→ Required task: Where a line in the listing contains the string "Convert", copy that line out.

→ Record list:
-*-
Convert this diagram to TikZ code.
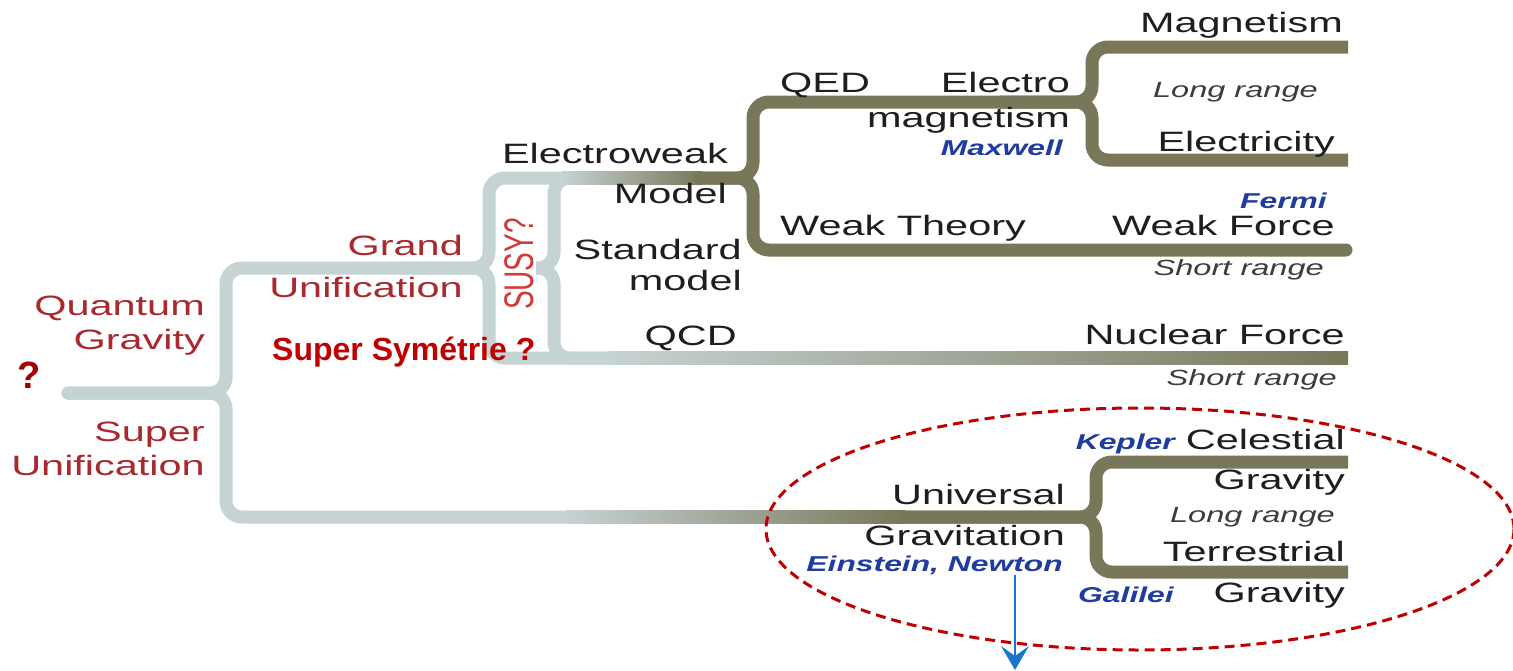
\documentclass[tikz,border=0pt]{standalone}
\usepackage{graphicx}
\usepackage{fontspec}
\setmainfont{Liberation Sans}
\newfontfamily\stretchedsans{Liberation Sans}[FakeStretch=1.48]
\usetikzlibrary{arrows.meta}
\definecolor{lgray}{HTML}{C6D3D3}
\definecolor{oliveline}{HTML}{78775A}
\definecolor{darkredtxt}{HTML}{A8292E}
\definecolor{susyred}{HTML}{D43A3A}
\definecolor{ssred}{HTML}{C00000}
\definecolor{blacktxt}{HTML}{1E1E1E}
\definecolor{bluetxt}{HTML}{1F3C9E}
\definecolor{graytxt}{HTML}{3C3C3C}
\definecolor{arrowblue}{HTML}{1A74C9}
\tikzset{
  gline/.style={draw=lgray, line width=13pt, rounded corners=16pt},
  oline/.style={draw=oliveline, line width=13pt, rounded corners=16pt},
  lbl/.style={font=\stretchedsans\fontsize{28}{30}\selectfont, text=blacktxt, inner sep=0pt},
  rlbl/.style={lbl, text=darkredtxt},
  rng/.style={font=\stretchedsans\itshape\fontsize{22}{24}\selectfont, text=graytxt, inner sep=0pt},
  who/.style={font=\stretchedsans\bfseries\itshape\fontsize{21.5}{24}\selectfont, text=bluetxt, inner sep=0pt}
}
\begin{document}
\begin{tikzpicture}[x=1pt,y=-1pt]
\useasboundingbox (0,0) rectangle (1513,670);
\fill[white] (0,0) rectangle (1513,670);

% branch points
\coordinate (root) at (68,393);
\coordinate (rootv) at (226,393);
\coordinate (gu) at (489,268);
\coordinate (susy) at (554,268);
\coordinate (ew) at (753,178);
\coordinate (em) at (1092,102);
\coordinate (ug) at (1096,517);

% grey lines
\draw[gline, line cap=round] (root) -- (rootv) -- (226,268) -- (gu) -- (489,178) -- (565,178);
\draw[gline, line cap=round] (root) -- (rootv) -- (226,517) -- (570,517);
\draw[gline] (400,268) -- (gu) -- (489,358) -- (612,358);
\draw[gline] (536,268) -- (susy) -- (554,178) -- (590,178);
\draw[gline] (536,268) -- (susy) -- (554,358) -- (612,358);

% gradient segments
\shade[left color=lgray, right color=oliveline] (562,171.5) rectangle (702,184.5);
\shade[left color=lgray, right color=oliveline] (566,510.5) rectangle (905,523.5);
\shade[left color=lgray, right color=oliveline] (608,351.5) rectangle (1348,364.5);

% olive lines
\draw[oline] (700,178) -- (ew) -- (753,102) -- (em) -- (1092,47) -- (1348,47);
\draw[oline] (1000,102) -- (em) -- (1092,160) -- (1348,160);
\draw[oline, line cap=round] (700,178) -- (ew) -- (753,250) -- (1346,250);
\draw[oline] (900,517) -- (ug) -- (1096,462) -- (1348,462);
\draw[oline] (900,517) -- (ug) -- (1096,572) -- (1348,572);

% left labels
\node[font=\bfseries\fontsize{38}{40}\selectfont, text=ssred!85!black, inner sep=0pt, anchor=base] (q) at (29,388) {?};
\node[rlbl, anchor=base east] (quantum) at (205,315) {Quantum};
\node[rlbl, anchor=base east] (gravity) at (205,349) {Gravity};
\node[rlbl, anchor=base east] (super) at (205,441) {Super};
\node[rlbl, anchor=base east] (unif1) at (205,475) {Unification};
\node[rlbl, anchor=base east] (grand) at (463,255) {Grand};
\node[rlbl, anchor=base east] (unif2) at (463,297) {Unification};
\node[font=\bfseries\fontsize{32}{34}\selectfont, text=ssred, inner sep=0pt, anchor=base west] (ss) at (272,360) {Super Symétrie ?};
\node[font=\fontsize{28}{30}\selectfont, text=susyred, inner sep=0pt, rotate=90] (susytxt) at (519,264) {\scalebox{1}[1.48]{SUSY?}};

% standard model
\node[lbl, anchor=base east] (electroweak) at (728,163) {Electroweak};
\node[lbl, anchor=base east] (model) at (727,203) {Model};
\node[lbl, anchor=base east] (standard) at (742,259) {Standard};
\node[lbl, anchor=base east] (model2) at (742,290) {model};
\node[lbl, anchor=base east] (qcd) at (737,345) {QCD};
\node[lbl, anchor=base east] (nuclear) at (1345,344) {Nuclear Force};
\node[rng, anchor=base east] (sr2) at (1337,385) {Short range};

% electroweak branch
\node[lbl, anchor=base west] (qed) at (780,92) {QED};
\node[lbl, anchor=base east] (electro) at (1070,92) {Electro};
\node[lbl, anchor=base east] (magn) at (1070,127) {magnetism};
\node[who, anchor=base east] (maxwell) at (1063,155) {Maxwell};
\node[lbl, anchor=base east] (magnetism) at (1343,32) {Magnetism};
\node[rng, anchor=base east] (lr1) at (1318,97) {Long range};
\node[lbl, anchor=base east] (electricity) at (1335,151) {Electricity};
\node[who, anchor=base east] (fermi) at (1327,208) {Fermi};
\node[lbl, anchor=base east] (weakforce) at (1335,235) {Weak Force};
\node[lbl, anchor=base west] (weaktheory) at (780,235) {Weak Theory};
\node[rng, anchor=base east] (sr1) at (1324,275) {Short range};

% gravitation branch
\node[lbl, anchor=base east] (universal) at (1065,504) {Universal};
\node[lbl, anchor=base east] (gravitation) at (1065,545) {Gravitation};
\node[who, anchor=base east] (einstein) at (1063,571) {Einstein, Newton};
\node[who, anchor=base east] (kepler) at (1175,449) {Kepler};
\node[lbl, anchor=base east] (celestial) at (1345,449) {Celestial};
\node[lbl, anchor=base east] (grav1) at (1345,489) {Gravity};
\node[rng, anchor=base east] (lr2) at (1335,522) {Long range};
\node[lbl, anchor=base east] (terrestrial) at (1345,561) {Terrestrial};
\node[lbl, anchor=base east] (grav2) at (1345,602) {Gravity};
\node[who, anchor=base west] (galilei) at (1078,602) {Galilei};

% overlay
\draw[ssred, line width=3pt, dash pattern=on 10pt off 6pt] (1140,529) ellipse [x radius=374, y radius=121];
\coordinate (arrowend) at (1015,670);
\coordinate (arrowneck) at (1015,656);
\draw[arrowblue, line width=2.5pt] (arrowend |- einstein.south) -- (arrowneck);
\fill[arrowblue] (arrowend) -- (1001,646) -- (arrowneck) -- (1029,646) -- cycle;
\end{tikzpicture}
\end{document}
-*-
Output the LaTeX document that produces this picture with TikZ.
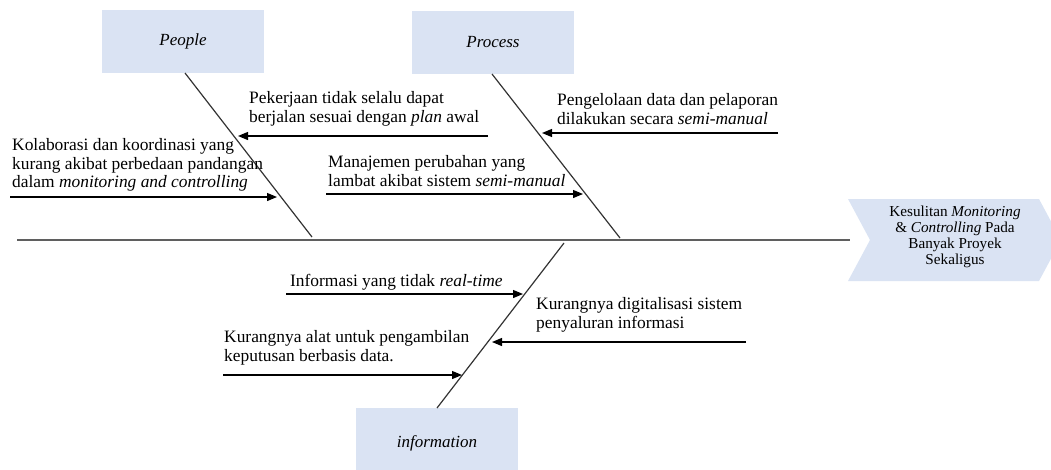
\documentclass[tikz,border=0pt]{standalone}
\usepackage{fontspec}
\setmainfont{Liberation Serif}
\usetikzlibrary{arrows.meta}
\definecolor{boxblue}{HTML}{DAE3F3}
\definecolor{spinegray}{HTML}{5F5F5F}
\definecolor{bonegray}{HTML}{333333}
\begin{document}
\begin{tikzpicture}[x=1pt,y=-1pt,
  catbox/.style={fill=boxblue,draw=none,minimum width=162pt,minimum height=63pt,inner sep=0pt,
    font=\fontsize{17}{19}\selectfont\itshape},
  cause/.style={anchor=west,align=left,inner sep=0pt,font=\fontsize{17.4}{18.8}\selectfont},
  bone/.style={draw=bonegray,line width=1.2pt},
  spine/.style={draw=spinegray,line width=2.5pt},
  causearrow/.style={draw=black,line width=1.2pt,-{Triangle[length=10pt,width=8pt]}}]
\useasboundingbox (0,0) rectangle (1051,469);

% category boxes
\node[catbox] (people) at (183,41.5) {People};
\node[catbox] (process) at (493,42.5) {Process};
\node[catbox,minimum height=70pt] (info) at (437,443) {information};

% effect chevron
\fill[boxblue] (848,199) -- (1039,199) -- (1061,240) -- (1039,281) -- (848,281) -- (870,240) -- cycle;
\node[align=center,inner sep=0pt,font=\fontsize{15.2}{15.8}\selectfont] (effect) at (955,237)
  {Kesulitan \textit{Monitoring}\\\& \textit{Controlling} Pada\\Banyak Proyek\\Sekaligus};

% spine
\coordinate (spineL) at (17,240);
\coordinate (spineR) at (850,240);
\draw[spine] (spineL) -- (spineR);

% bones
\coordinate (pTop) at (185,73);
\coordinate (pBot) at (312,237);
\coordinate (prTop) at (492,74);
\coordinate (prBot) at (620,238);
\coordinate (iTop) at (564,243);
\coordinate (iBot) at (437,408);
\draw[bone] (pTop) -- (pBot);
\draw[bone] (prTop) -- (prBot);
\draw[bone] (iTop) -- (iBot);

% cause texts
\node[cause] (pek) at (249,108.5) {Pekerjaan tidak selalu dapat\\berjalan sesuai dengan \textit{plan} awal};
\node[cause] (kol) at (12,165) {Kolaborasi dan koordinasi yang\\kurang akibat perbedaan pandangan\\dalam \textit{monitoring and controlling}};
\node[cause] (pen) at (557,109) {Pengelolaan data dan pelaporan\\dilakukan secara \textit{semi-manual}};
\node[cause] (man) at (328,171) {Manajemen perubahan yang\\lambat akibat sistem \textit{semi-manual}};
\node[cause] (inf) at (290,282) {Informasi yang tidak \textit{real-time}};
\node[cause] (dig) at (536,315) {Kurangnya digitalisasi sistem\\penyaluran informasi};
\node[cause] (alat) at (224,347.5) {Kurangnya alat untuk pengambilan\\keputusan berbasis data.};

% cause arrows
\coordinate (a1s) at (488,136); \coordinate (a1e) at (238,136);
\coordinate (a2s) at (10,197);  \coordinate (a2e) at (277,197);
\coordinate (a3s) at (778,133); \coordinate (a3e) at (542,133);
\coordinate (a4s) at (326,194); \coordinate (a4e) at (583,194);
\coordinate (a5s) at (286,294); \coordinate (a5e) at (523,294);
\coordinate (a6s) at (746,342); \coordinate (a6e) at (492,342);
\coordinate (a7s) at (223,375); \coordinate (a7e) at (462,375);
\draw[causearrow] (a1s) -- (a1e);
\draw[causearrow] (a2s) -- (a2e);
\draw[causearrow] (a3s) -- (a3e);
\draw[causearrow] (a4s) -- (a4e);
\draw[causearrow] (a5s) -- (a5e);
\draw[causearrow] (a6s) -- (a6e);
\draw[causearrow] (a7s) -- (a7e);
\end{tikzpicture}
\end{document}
-*-
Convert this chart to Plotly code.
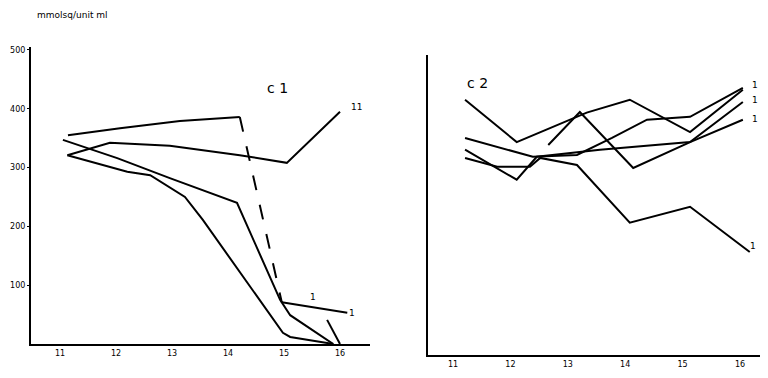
-*-
→ The completed task:
Convert this diagram to TikZ code.
Convert this chart to Plotly code.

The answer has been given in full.